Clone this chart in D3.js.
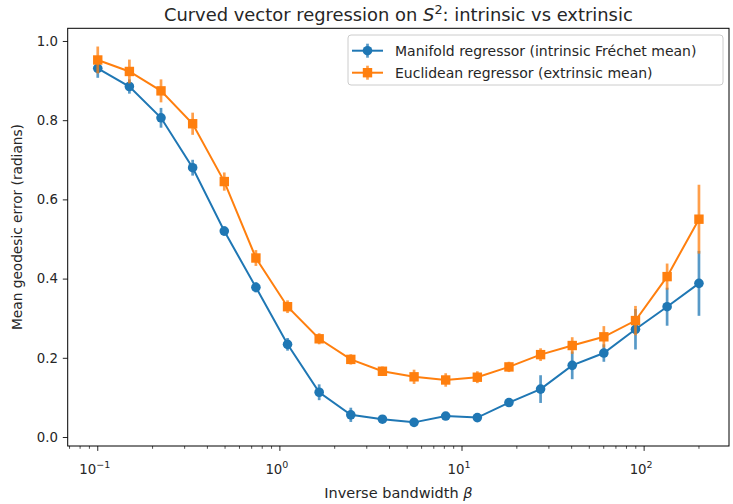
<!DOCTYPE html>
<html><head><meta charset="utf-8">
<script src="https://cdn.jsdelivr.net/npm/d3@7"></script>
<style>body{margin:0;background:#fff}svg{display:block;font-family:"DejaVu Sans",sans-serif}</style>
</head><body>
<svg id="c" width="733" height="504"></svg>
<script>
const betas = [0.1, 0.14917, 0.22251, 0.33192, 0.49512, 0.73857, 1.10172, 1.64342, 2.45148, 3.65685, 5.45484, 8.13689, 12.1377, 18.1058, 27.0082, 40.2878, 60.0967, 89.6456, 133.724, 200];
const manifoldMean = [0.931, 0.885, 0.806, 0.680, 0.520, 0.378, 0.234, 0.113, 0.056, 0.045, 0.037, 0.053, 0.049, 0.087, 0.121, 0.181, 0.212, 0.272, 0.329, 0.388];
const manifoldErr  = [0.024, 0.018, 0.025, 0.020, 0.012, 0.013, 0.016, 0.020, 0.018, 0.008, 0.006, 0.009, 0.007, 0.009, 0.035, 0.035, 0.022, 0.051, 0.048, 0.082];
const euclidMean   = [0.952, 0.923, 0.874, 0.791, 0.645, 0.452, 0.329, 0.248, 0.196, 0.166, 0.152, 0.144, 0.151, 0.177, 0.208, 0.231, 0.253, 0.294, 0.405, 0.550];
const euclidErr    = [0.034, 0.030, 0.029, 0.028, 0.023, 0.020, 0.016, 0.014, 0.013, 0.012, 0.018, 0.017, 0.015, 0.013, 0.016, 0.021, 0.027, 0.037, 0.033, 0.087];
const yTicks = [0.0, 0.2, 0.4, 0.6, 0.8, 1.0];
const xTicks = [0.1, 1, 10, 100];
const xTickExp = ["\u22121", "0", "1", "2"];
const seriesNames = ["Manifold regressor (intrinsic Fr\u00e9chet mean)", "Euclidean regressor (extrinsic mean)"];
const colors = ["#1f77b4", "#ff7f0e"];

const L = 67.7, R = 729, T = 28.3, B = 446;
const svg = d3.select("#c");
const x = d3.scaleLog().domain([Math.pow(10, -1.165), Math.pow(10, 2.466)]).range([L, R]);
const y = d3.scaleLinear().domain([-0.0227, 1.032]).range([B, T]);

// axes
const fs = 13.3;
const yAxis = d3.axisLeft(y).tickValues(yTicks).tickFormat(d3.format(".1f")).tickSize(4.9).tickPadding(4.9);
const gy = svg.append("g").attr("transform", `translate(${L},0)`).call(yAxis);
gy.select(".domain").remove();
gy.selectAll("text").attr("font-size", fs).attr("fill", "#262626").attr("font-family", "DejaVu Sans");
gy.selectAll("line").attr("stroke", "#262626").attr("stroke-width", 1);

// x minor ticks
const minor = [];
for (let e = -2; e <= 2; e++) for (let k = 2; k <= 9; k++) { const v = k * Math.pow(10, e); if (v >= x.domain()[0] && v <= x.domain()[1]) minor.push(v); }
svg.append("g").selectAll("line").data(minor).join("line")
  .attr("x1", d => x(d)).attr("x2", d => x(d)).attr("y1", B).attr("y2", B + 2.8)
  .attr("stroke", "#262626").attr("stroke-width", 0.8);
const gx = svg.append("g");
gx.selectAll("line").data(xTicks).join("line")
  .attr("x1", d => x(d)).attr("x2", d => x(d)).attr("y1", B).attr("y2", B + 4.9)
  .attr("stroke", "#262626").attr("stroke-width", 1);
const xt = gx.selectAll("text").data(xTicks).join("text")
  .attr("x", d => x(d) - 3).attr("y", 474).attr("text-anchor", "middle")
  .attr("font-size", fs).attr("fill", "#262626");
xt.append("tspan").text("10");
xt.append("tspan").attr("dy", -6).attr("font-size", 9.5).text((d, i) => xTickExp[i]);

// series
function drawSeries(means, errs, color, shape) {
  const g = svg.append("g");
  const pts = betas.map((b, i) => ({b, m: means[i], e: errs[i]}));
  g.append("path").datum(pts)
    .attr("d", d3.line().x(d => x(d.b)).y(d => y(d.m)))
    .attr("fill", "none").attr("stroke", color).attr("stroke-width", 2);
  g.selectAll("line.err").data(pts).join("line").attr("class", "err")
    .attr("x1", d => x(d.b)).attr("x2", d => x(d.b))
    .attr("y1", d => y(d.m - d.e)).attr("y2", d => y(d.m + d.e))
    .attr("stroke", color).attr("stroke-width", 2.7).attr("stroke-opacity", 0.75);
  if (shape === "circle") {
    g.selectAll("circle").data(pts).join("circle")
      .attr("cx", d => x(d.b)).attr("cy", d => y(d.m)).attr("r", 4.8).attr("fill", color);
  } else {
    g.selectAll("rect").data(pts).join("rect")
      .attr("x", d => x(d.b) - 4.7).attr("y", d => y(d.m) - 4.7).attr("width", 9.4).attr("height", 9.4).attr("fill", color);
  }
}
drawSeries(manifoldMean, manifoldErr, colors[0], "circle");
drawSeries(euclidMean, euclidErr, colors[1], "square");

// frame
svg.append("rect").attr("x", L).attr("y", T).attr("width", R - L).attr("height", B - T)
  .attr("fill", "none").attr("stroke", "#000").attr("stroke-width", 1);

// title
const title = svg.append("text").attr("x", (L + R) / 2).attr("y", 21).attr("text-anchor", "middle")
  .attr("font-size", 17.9).attr("fill", "#262626");
title.append("tspan").text("Curved vector regression on ");
title.append("tspan").attr("font-style", "italic").text("S");
title.append("tspan").attr("dy", -7).attr("font-size", 12.8).text("2");
title.append("tspan").attr("dy", 7).text(": intrinsic vs extrinsic");

// axis labels
const xl = svg.append("text").attr("x", (L + R) / 2).attr("y", 498).attr("text-anchor", "middle")
  .attr("font-size", 14.5).attr("fill", "#262626");
xl.append("tspan").text("Inverse bandwidth ");
xl.append("tspan").attr("font-style", "italic").text("\u03b2");
svg.append("text").attr("transform", `translate(22,227) rotate(-90)`).attr("text-anchor", "middle")
  .attr("font-size", 13.7).attr("fill", "#262626").text("Mean geodesic error (radians)");

// legend
const lg = svg.append("g");
lg.append("rect").attr("x", 348).attr("y", 35).attr("width", 375).attr("height", 50).attr("rx", 3)
  .attr("fill", "#fff").attr("fill-opacity", 0.8).attr("stroke", "#cccccc").attr("stroke-width", 1);
seriesNames.forEach((name, i) => {
  const cy = 50.7 + i * 22;
  lg.append("line").attr("x1", 352).attr("x2", 383).attr("y1", cy).attr("y2", cy).attr("stroke", colors[i]).attr("stroke-width", 2);
  lg.append("line").attr("x1", 367.5).attr("x2", 367.5).attr("y1", cy - 7).attr("y2", cy + 7).attr("stroke", colors[i]).attr("stroke-width", 2.7).attr("stroke-opacity", 0.75);
  if (i === 0) lg.append("circle").attr("cx", 367.5).attr("cy", cy).attr("r", 4.8).attr("fill", colors[i]);
  else lg.append("rect").attr("x", 367.5 - 4.7).attr("y", cy - 4.7).attr("width", 9.4).attr("height", 9.4).attr("fill", colors[i]);
  lg.append("text").attr("x", 395).attr("y", cy + 5).attr("font-size", 14).attr("fill", "#262626").text(name);
});
</script>
</body></html>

☆ ☆ ☆ ☆

● What the task requires
Your task is an exact transcription of all the data, minus the pictures.

● Completed exercise
Clone this chart in D3.js.
<!DOCTYPE html>
<html><head><meta charset="utf-8">
<script src="https://cdn.jsdelivr.net/npm/d3@7"></script>
<style>body{margin:0;background:#fff}svg{display:block;font-family:"DejaVu Sans",sans-serif}</style>
</head><body>
<svg id="c" width="733" height="504"></svg>
<script>
const betas = [0.1, 0.14917, 0.22251, 0.33192, 0.49512, 0.73857, 1.10172, 1.64342, 2.45148, 3.65685, 5.45484, 8.13689, 12.1377, 18.1058, 27.0082, 40.2878, 60.0967, 89.6456, 133.724, 200];
const manifoldMean = [0.931, 0.885, 0.806, 0.680, 0.520, 0.378, 0.234, 0.113, 0.056, 0.045, 0.037, 0.053, 0.049, 0.087, 0.121, 0.181, 0.212, 0.272, 0.329, 0.388];
const manifoldErr  = [0.024, 0.018, 0.025, 0.020, 0.012, 0.013, 0.016, 0.020, 0.018, 0.008, 0.006, 0.009, 0.007, 0.009, 0.035, 0.035, 0.022, 0.051, 0.048, 0.082];
const euclidMean   = [0.952, 0.923, 0.874, 0.791, 0.645, 0.452, 0.329, 0.248, 0.196, 0.166, 0.152, 0.144, 0.151, 0.177, 0.208, 0.231, 0.253, 0.294, 0.405, 0.550];
const euclidErr    = [0.034, 0.030, 0.029, 0.028, 0.023, 0.020, 0.016, 0.014, 0.013, 0.012, 0.018, 0.017, 0.015, 0.013, 0.016, 0.021, 0.027, 0.037, 0.033, 0.087];
const yTicks = [0.0, 0.2, 0.4, 0.6, 0.8, 1.0];
const xTicks = [0.1, 1, 10, 100];
const xTickExp = ["\u22121", "0", "1", "2"];
const seriesNames = ["Manifold regressor (intrinsic Fr\u00e9chet mean)", "Euclidean regressor (extrinsic mean)"];
const colors = ["#1f77b4", "#ff7f0e"];

const L = 67.7, R = 729, T = 28.3, B = 446;
const svg = d3.select("#c");
const x = d3.scaleLog().domain([Math.pow(10, -1.165), Math.pow(10, 2.466)]).range([L, R]);
const y = d3.scaleLinear().domain([-0.0227, 1.032]).range([B, T]);

// axes
const fs = 13.3;
const yAxis = d3.axisLeft(y).tickValues(yTicks).tickFormat(d3.format(".1f")).tickSize(4.9).tickPadding(4.9);
const gy = svg.append("g").attr("transform", `translate(${L},0)`).call(yAxis);
gy.select(".domain").remove();
gy.selectAll("text").attr("font-size", fs).attr("fill", "#262626").attr("font-family", "DejaVu Sans");
gy.selectAll("line").attr("stroke", "#262626").attr("stroke-width", 1);

// x minor ticks
const minor = [];
for (let e = -2; e <= 2; e++) for (let k = 2; k <= 9; k++) { const v = k * Math.pow(10, e); if (v >= x.domain()[0] && v <= x.domain()[1]) minor.push(v); }
svg.append("g").selectAll("line").data(minor).join("line")
  .attr("x1", d => x(d)).attr("x2", d => x(d)).attr("y1", B).attr("y2", B + 2.8)
  .attr("stroke", "#262626").attr("stroke-width", 0.8);
const gx = svg.append("g");
gx.selectAll("line").data(xTicks).join("line")
  .attr("x1", d => x(d)).attr("x2", d => x(d)).attr("y1", B).attr("y2", B + 4.9)
  .attr("stroke", "#262626").attr("stroke-width", 1);
const xt = gx.selectAll("text").data(xTicks).join("text")
  .attr("x", d => x(d) - 3).attr("y", 474).attr("text-anchor", "middle")
  .attr("font-size", fs).attr("fill", "#262626");
xt.append("tspan").text("10");
xt.append("tspan").attr("dy", -6).attr("font-size", 9.5).text((d, i) => xTickExp[i]);

// series
function drawSeries(means, errs, color, shape) {
  const g = svg.append("g");
  const pts = betas.map((b, i) => ({b, m: means[i], e: errs[i]}));
  g.append("path").datum(pts)
    .attr("d", d3.line().x(d => x(d.b)).y(d => y(d.m)))
    .attr("fill", "none").attr("stroke", color).attr("stroke-width", 2);
  g.selectAll("line.err").data(pts).join("line").attr("class", "err")
    .attr("x1", d => x(d.b)).attr("x2", d => x(d.b))
    .attr("y1", d => y(d.m - d.e)).attr("y2", d => y(d.m + d.e))
    .attr("stroke", color).attr("stroke-width", 2.7).attr("stroke-opacity", 0.75);
  if (shape === "circle") {
    g.selectAll("circle").data(pts).join("circle")
      .attr("cx", d => x(d.b)).attr("cy", d => y(d.m)).attr("r", 4.8).attr("fill", color);
  } else {
    g.selectAll("rect").data(pts).join("rect")
      .attr("x", d => x(d.b) - 4.7).attr("y", d => y(d.m) - 4.7).attr("width", 9.4).attr("height", 9.4).attr("fill", color);
  }
}
drawSeries(manifoldMean, manifoldErr, colors[0], "circle");
drawSeries(euclidMean, euclidErr, colors[1], "square");

// frame
svg.append("rect").attr("x", L).attr("y", T).attr("width", R - L).attr("height", B - T)
  .attr("fill", "none").attr("stroke", "#000").attr("stroke-width", 1);

// title
const title = svg.append("text").attr("x", (L + R) / 2).attr("y", 21).attr("text-anchor", "middle")
  .attr("font-size", 17.9).attr("fill", "#262626");
title.append("tspan").text("Curved vector regression on ");
title.append("tspan").attr("font-style", "italic").text("S");
title.append("tspan").attr("dy", -7).attr("font-size", 12.8).text("2");
title.append("tspan").attr("dy", 7).text(": intrinsic vs extrinsic");

// axis labels
const xl = svg.append("text").attr("x", (L + R) / 2).attr("y", 498).attr("text-anchor", "middle")
  .attr("font-size", 14.5).attr("fill", "#262626");
xl.append("tspan").text("Inverse bandwidth ");
xl.append("tspan").attr("font-style", "italic").text("\u03b2");
svg.append("text").attr("transform", `translate(22,227) rotate(-90)`).attr("text-anchor", "middle")
  .attr("font-size", 13.7).attr("fill", "#262626").text("Mean geodesic error (radians)");

// legend
const lg = svg.append("g");
lg.append("rect").attr("x", 348).attr("y", 35).attr("width", 375).attr("height", 50).attr("rx", 3)
  .attr("fill", "#fff").attr("fill-opacity", 0.8).attr("stroke", "#cccccc").attr("stroke-width", 1);
seriesNames.forEach((name, i) => {
  const cy = 50.7 + i * 22;
  lg.append("line").attr("x1", 352).attr("x2", 383).attr("y1", cy).attr("y2", cy).attr("stroke", colors[i]).attr("stroke-width", 2);
  lg.append("line").attr("x1", 367.5).attr("x2", 367.5).attr("y1", cy - 7).attr("y2", cy + 7).attr("stroke", colors[i]).attr("stroke-width", 2.7).attr("stroke-opacity", 0.75);
  if (i === 0) lg.append("circle").attr("cx", 367.5).attr("cy", cy).attr("r", 4.8).attr("fill", colors[i]);
  else lg.append("rect").attr("x", 367.5 - 4.7).attr("y", cy - 4.7).attr("width", 9.4).attr("height", 9.4).attr("fill", colors[i]);
  lg.append("text").attr("x", 395).attr("y", cy + 5).attr("font-size", 14).attr("fill", "#262626").text(name);
});
</script>
</body></html>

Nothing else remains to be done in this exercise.